Nota de Autor* – Levitas – os descendentes de Levi, que
constituíam a classe dos sacerdotes.
Histórico
Nabuco
foi a terceira Ópera composta por Verdi, aos vinte e nove de idade, e a
primeira que obteve sucesso.
Suas
composições anteriores tiveram tantos percalços, quanto a sua própria vida
privada, pois, embora ainda fosse muito jovem, já sofrera a perda de um filho e
da esposa.
Mas
como gostava de se autodefinir, era um “camponês de rija têmpera” e essa força
interior foi o que o levou a suportar e a superar as dores e os fracassos para,
depois, tornar-se uma dos “Pais” do gênero operístico.
Todavia,
para que a justiça se faça, é preciso registrar que além de sua própria força,
Verdi contou com o apoio inestimável de seu Editor – que apesar do início
duvidoso, continuou apoiando-o – em todos os aspectos.
No
caso presente, “Nabuco”, ele entregou-lhe o libreto escrito pelo poeta Temistocle Solera, sem exigir qualquer
contrapartida.
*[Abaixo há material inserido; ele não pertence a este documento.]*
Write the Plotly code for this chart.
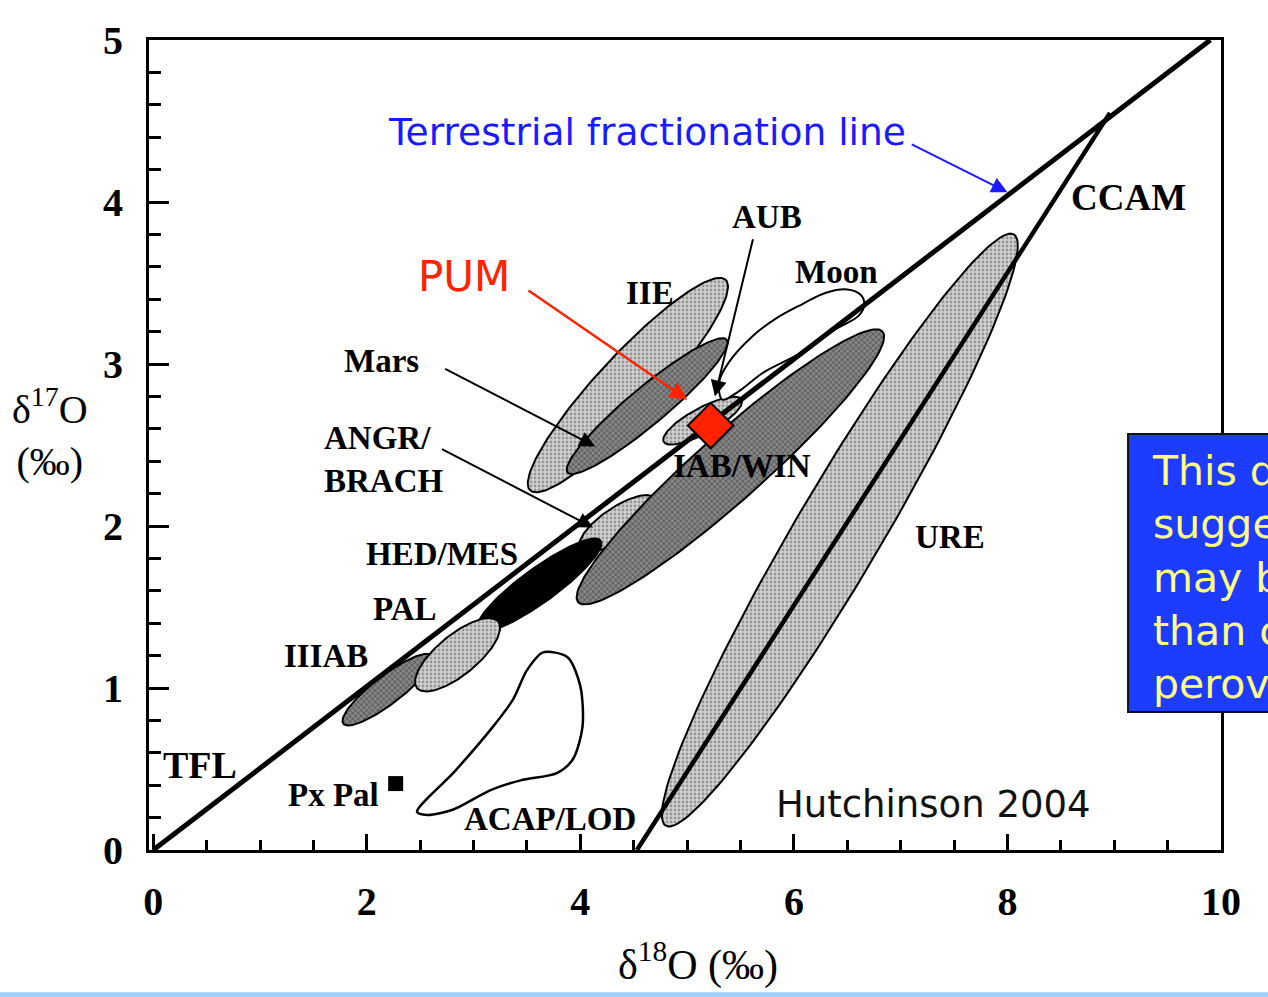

E, realmente, Verdi pouca atenção lhe deu no início.
Porém,
o amigo sabia (ou esperava) que, assim como ele, Verdi enxergaria na história
dos hebreus capturados, uma válida metáfora para a situação vivida pelos
italianos, então, sob o jugo das Áustria.
E
foi exatamente essa faceta que fez com que o compositor sacudisse a tristeza e
o desânimo, para compor uma das obras mais conhecidas, executadas e admiradas
em todos os tempos.
Sabidamente
nacionalista, o caráter patriota da opera atingiu-o em cheio e, nela, ele pôs o
máximo de seu talento e o melhor de seus esforços.
São Paulo, 01 de abril de 2015.
Lettré, l´art et la Culture. Rio de Janeiro, outono de 2015.